■ **Exercise requirements**
Lines from the one containing "Recreate this image" to the one containing "const layers = stack(rows);", both lines included, are to be extracted exactly from the data below; pictures are excluded.
— begin Records for this task —
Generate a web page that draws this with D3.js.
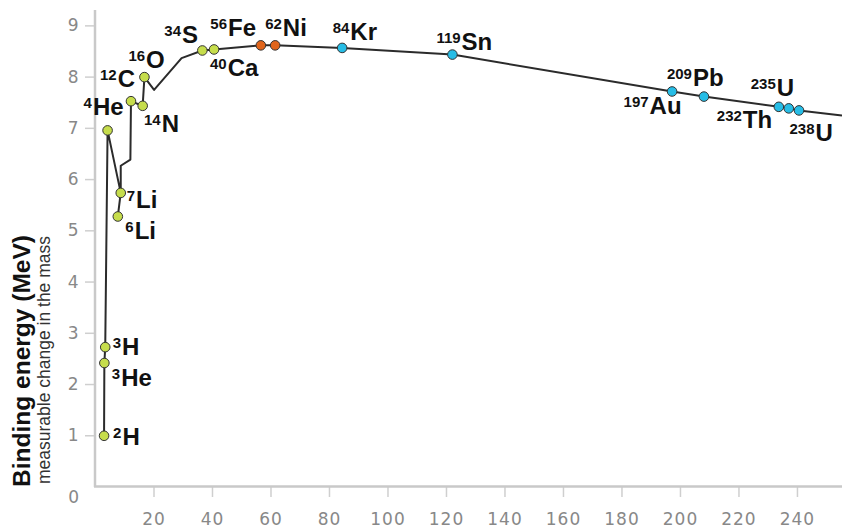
— end Records for this task —
— begin Records for this task —
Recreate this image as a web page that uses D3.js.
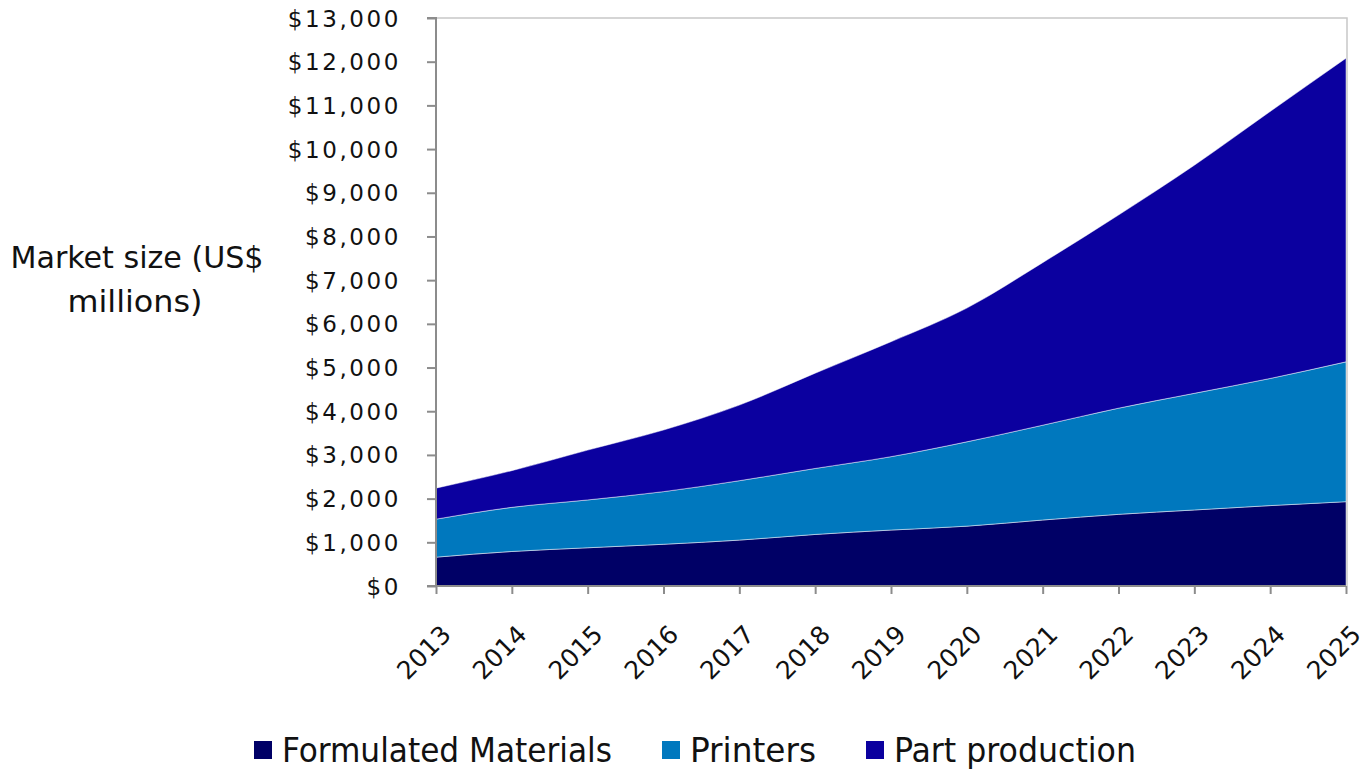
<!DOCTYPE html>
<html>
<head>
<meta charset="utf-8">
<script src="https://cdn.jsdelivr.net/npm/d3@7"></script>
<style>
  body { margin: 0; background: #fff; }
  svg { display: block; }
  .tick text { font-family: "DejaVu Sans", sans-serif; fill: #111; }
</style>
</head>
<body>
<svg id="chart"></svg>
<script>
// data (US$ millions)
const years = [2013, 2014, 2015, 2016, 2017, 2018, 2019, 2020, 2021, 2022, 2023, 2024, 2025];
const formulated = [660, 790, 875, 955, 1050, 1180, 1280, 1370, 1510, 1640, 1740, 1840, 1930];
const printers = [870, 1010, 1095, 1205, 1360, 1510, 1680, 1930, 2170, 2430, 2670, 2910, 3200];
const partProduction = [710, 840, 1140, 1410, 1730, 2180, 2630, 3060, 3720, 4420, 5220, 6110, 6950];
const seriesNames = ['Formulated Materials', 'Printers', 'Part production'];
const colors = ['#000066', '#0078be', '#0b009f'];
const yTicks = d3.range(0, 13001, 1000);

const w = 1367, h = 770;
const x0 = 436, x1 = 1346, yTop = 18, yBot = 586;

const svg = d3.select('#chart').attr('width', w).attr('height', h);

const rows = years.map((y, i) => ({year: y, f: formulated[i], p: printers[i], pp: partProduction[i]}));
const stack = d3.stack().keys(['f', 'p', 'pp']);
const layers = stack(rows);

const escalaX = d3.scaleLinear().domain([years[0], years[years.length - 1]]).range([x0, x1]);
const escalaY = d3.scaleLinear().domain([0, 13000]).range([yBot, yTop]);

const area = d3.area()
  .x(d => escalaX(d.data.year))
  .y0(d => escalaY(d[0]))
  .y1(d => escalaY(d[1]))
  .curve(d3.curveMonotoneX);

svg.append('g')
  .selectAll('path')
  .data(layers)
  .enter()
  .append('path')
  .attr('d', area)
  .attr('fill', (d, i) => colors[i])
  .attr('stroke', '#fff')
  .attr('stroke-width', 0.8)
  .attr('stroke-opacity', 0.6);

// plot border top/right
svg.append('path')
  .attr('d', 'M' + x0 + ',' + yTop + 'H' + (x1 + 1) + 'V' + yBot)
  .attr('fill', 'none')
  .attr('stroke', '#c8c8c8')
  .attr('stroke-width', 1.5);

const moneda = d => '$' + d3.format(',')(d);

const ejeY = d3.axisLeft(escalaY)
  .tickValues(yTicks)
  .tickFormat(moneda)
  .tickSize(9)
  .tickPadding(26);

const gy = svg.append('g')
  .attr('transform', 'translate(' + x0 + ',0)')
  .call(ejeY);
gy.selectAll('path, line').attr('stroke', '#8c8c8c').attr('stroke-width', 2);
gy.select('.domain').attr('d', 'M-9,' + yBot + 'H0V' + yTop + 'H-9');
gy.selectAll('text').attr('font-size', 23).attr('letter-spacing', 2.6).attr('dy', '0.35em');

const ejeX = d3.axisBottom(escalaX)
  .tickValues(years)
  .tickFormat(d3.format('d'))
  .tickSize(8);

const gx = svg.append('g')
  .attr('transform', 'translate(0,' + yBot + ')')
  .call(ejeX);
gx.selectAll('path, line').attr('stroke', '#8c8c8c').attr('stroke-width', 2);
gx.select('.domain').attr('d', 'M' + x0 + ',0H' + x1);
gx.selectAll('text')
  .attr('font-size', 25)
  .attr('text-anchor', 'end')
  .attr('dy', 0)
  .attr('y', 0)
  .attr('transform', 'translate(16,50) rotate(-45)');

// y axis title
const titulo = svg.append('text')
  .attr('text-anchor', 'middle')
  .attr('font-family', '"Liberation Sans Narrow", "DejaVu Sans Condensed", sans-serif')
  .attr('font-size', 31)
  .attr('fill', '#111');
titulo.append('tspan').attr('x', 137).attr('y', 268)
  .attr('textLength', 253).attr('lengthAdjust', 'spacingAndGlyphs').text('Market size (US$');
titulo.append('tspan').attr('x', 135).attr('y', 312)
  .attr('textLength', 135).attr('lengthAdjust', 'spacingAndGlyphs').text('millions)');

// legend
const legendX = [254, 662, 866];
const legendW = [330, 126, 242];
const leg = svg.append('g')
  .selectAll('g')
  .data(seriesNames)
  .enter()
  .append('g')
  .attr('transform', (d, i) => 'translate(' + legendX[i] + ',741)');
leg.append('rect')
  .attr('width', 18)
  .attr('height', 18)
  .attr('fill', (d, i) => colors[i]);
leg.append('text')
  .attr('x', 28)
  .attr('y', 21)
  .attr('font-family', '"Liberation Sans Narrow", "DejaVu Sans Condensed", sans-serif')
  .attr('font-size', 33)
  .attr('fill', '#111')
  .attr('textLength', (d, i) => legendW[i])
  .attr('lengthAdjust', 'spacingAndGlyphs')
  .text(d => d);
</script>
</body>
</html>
— end Records for this task —
■ **Written solution**
Recreate this image as a web page that uses D3.js.
<!DOCTYPE html>
<html>
<head>
<meta charset="utf-8">
<script src="https://cdn.jsdelivr.net/npm/d3@7"></script>
<style>
  body { margin: 0; background: #fff; }
  svg { display: block; }
  .tick text { font-family: "DejaVu Sans", sans-serif; fill: #111; }
</style>
</head>
<body>
<svg id="chart"></svg>
<script>
// data (US$ millions)
const years = [2013, 2014, 2015, 2016, 2017, 2018, 2019, 2020, 2021, 2022, 2023, 2024, 2025];
const formulated = [660, 790, 875, 955, 1050, 1180, 1280, 1370, 1510, 1640, 1740, 1840, 1930];
const printers = [870, 1010, 1095, 1205, 1360, 1510, 1680, 1930, 2170, 2430, 2670, 2910, 3200];
const partProduction = [710, 840, 1140, 1410, 1730, 2180, 2630, 3060, 3720, 4420, 5220, 6110, 6950];
const seriesNames = ['Formulated Materials', 'Printers', 'Part production'];
const colors = ['#000066', '#0078be', '#0b009f'];
const yTicks = d3.range(0, 13001, 1000);

const w = 1367, h = 770;
const x0 = 436, x1 = 1346, yTop = 18, yBot = 586;

const svg = d3.select('#chart').attr('width', w).attr('height', h);

const rows = years.map((y, i) => ({year: y, f: formulated[i], p: printers[i], pp: partProduction[i]}));
const stack = d3.stack().keys(['f', 'p', 'pp']);
const layers = stack(rows);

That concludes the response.